Mr. Henry acknowledges that his vision is inspired by the ministry of engagement preached and practiced by Pope Francis. “You can issue edicts,” he said, “or you can have a conversation—and conversations work much better.”
The Catholic executives on the Nashville Predators say there is no secret handshake around the N.H.L. to identify other Catholics. They add that they do not care about a person’s religion—it is the actions that matter. Mr. Henry said, “We built the culture in which guys can show their passions.”
Mr. Henry said that the N.H.L. has conference calls six or seven times a year and its 31 clubs are “asked to share their best practices with each other, so we can build together.” The N.H.L. has no official chaplain policy, but individual teams can invite their own in, on approval of management and coaches. Hockey Ministries International, a lower-case “e” evangelical Christian organization, currently has chaplains serving a few N.H.L. teams. More often than not, a priest from Father Ryan High School will show up at the Predators game in a team jersey.

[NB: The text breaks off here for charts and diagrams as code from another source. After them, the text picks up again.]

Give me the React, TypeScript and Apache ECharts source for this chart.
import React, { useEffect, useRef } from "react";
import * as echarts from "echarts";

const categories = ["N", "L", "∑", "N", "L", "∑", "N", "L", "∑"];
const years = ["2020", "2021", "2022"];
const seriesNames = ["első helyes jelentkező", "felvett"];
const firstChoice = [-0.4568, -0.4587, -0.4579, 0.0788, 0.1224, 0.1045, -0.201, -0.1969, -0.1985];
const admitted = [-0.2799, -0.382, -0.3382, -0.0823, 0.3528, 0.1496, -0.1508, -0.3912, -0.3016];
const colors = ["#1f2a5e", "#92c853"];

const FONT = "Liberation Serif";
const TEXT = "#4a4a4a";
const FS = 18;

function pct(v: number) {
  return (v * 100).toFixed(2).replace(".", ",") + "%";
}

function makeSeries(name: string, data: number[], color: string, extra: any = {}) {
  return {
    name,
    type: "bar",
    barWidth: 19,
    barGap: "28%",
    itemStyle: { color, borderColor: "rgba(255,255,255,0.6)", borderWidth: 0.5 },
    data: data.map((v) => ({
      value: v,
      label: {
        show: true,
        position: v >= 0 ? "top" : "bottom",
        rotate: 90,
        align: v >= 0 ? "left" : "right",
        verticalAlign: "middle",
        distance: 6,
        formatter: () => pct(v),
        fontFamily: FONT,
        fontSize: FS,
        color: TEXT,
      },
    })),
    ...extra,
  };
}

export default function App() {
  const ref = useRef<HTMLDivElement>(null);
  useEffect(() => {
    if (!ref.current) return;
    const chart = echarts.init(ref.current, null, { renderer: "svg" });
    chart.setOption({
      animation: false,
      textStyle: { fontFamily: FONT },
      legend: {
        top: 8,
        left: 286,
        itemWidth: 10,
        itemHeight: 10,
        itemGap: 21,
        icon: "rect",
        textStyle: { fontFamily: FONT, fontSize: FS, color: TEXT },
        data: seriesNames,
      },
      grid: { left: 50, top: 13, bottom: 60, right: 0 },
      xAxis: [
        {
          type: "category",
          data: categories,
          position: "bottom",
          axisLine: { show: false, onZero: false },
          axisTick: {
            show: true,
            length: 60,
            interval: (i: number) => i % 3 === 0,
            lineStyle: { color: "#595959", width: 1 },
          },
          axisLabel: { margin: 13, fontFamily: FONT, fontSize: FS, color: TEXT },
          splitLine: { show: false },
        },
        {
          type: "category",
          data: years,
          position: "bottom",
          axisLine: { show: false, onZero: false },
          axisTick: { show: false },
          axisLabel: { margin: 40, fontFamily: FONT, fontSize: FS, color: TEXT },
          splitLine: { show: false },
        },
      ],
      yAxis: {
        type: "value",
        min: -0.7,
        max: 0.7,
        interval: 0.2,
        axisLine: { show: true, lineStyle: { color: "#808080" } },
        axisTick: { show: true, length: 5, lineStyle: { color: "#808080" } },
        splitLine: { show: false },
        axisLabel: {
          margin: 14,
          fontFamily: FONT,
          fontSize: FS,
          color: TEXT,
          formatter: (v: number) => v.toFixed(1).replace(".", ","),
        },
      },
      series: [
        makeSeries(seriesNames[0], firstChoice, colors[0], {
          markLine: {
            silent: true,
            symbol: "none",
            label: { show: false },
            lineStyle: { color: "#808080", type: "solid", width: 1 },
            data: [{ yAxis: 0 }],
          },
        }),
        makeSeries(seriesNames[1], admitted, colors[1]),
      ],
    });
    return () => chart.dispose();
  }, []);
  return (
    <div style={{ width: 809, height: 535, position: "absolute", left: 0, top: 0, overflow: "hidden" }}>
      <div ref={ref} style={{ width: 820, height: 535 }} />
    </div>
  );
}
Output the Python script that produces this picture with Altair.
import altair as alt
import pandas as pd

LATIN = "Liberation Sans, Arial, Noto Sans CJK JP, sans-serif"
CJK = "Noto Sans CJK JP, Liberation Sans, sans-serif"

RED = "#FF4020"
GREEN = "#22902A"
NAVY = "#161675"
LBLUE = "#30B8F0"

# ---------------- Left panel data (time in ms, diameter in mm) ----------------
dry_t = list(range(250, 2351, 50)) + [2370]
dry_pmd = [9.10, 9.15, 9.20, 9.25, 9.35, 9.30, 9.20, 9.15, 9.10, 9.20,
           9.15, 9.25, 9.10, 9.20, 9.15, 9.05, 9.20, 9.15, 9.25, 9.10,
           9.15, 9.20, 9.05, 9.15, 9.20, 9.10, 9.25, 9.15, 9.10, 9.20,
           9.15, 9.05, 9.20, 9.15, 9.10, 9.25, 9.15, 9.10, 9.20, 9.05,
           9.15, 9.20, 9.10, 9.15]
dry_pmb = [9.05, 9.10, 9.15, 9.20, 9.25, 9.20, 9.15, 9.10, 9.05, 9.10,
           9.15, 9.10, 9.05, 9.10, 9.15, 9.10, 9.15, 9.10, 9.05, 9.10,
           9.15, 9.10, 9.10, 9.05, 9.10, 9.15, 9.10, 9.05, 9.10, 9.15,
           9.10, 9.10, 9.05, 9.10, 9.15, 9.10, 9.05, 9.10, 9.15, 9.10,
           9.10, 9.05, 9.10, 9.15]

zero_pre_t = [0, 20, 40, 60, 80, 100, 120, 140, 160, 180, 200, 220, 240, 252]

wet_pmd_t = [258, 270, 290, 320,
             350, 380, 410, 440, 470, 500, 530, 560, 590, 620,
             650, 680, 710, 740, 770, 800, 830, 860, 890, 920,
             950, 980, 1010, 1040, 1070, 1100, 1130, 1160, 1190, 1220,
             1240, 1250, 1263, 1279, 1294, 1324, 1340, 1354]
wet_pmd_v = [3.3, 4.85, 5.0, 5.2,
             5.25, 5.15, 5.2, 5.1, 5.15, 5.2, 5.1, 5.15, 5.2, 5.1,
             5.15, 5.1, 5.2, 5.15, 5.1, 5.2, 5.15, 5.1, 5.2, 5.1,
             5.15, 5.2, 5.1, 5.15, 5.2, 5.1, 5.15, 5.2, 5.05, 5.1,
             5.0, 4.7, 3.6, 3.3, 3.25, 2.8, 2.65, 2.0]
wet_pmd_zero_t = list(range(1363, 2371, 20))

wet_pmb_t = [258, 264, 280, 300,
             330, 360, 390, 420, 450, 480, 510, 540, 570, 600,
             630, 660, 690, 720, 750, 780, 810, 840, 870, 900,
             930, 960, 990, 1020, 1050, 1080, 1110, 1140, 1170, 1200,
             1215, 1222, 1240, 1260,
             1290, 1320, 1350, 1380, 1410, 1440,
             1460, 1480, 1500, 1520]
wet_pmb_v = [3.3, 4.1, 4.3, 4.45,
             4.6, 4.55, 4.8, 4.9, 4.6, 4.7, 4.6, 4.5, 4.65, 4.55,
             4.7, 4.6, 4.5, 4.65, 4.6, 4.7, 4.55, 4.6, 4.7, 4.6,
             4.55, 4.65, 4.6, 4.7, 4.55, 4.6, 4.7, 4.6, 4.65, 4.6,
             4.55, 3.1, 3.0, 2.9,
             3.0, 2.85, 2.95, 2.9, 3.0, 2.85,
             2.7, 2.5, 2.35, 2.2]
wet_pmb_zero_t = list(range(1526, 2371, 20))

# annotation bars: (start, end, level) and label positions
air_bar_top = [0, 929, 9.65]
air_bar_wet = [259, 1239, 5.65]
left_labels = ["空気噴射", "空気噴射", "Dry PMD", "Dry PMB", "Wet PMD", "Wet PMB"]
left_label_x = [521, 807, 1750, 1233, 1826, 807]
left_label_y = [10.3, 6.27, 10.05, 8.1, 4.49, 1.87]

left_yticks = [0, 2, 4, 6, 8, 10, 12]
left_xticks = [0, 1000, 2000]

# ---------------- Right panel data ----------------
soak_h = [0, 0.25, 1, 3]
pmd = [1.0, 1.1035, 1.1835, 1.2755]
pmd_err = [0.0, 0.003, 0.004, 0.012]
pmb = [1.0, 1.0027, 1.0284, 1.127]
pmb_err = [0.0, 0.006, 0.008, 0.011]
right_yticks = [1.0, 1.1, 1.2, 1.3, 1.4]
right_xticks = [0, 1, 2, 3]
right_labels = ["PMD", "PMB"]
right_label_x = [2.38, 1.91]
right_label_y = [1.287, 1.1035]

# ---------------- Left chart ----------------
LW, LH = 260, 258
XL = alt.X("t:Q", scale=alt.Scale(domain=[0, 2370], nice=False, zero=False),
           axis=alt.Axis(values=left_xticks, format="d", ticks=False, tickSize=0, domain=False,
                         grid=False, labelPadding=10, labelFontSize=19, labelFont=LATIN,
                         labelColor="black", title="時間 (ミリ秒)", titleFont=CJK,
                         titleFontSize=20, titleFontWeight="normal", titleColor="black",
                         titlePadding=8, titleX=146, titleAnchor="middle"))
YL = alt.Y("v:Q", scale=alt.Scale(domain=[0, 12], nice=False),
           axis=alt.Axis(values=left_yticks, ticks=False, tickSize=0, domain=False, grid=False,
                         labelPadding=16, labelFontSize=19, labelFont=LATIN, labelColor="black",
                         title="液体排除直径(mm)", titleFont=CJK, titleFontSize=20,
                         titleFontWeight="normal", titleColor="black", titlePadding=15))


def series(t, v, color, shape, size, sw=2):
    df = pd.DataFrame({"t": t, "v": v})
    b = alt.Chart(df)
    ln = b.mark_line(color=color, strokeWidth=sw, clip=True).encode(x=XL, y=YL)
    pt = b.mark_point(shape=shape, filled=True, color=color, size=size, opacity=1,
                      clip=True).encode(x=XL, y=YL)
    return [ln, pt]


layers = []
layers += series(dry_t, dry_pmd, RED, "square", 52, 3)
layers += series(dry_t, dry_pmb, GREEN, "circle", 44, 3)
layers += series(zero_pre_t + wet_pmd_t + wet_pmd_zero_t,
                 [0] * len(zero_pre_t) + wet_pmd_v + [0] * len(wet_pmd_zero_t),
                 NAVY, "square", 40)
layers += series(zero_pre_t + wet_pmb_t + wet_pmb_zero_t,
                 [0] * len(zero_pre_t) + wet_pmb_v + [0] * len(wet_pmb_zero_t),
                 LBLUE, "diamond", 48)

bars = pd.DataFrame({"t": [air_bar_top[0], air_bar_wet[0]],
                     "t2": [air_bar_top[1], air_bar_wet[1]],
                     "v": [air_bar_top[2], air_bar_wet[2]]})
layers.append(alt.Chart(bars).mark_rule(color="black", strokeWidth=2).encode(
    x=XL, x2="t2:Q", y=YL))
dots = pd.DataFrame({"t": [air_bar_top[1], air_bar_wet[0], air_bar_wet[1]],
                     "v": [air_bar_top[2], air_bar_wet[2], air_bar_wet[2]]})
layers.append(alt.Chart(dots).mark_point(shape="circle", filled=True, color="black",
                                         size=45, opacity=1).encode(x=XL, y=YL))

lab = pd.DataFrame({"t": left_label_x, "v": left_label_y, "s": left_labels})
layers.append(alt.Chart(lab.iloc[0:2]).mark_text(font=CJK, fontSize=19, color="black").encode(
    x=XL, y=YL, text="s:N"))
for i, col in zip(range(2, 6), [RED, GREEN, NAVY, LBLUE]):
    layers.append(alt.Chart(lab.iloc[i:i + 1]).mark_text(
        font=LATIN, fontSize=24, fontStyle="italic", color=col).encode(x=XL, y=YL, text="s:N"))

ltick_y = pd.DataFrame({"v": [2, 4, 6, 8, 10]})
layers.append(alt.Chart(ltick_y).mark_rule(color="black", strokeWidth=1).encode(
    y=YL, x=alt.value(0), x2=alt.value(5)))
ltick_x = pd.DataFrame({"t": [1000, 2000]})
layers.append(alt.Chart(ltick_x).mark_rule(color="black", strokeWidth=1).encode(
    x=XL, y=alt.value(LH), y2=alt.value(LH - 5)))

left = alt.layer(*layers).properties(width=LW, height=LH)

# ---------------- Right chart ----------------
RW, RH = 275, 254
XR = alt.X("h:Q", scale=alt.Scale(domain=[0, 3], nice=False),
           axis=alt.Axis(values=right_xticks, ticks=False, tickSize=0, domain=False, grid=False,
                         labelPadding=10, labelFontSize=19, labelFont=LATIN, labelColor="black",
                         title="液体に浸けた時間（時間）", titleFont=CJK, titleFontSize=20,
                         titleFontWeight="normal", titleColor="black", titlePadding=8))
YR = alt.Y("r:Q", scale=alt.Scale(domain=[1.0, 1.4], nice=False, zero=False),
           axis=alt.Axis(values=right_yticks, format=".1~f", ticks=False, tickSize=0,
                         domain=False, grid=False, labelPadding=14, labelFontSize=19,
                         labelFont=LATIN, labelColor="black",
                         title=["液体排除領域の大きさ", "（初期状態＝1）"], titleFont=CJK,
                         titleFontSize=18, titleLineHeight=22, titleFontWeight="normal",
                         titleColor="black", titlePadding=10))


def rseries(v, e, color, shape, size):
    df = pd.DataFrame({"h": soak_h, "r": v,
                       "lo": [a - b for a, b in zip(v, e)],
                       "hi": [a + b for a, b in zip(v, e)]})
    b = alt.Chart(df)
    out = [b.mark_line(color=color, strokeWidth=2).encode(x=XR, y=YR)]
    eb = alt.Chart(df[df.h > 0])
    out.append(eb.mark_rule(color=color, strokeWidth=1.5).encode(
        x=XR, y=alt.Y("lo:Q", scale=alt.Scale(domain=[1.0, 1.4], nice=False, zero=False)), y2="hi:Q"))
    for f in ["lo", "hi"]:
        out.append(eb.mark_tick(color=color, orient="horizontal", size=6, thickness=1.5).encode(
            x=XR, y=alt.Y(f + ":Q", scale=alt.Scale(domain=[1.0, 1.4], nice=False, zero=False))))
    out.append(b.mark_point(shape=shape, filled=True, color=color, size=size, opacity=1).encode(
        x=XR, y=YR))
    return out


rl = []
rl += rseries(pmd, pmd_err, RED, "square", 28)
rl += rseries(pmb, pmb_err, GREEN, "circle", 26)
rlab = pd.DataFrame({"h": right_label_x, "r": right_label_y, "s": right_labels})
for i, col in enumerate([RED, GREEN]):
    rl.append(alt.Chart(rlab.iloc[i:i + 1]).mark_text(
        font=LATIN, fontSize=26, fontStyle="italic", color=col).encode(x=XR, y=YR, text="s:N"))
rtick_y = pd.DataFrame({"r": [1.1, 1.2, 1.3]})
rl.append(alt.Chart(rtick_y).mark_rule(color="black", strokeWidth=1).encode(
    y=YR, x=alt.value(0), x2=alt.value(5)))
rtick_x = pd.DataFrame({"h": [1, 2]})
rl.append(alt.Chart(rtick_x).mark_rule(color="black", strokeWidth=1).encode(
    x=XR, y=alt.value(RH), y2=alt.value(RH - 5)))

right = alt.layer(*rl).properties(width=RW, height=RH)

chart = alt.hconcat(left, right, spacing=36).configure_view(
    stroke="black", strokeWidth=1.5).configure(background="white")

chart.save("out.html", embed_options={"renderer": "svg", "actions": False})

There is one hockey-fan priest from Father Ryan High School who likes to ask Mr. Henry which of the team’s players are Catholic. Mr. Henry said he really does not know, and the priest just smiles and said, “Well, they all act like all are.”
As for the Predators, they would not mind if Pope Francis took a shine to hockey—and chose the gold jersey of Nashville’s team as his jersey. “He should adopt us,” said Mr. Junghans. After all, the Predators, inspired by their Catholic leadership, have adopted the pope’s vision of engaging with their world to make a cold sport much, much warmer.
Correction, March 13, 2019: A previous picture caption misidentified an individual in a photo. The photo depicts Bob Kohl, Senior Director of Broadcast and Entertainment for the Predators, not Chris Junghans, who is the executive vice president and chief revenue officer for the team.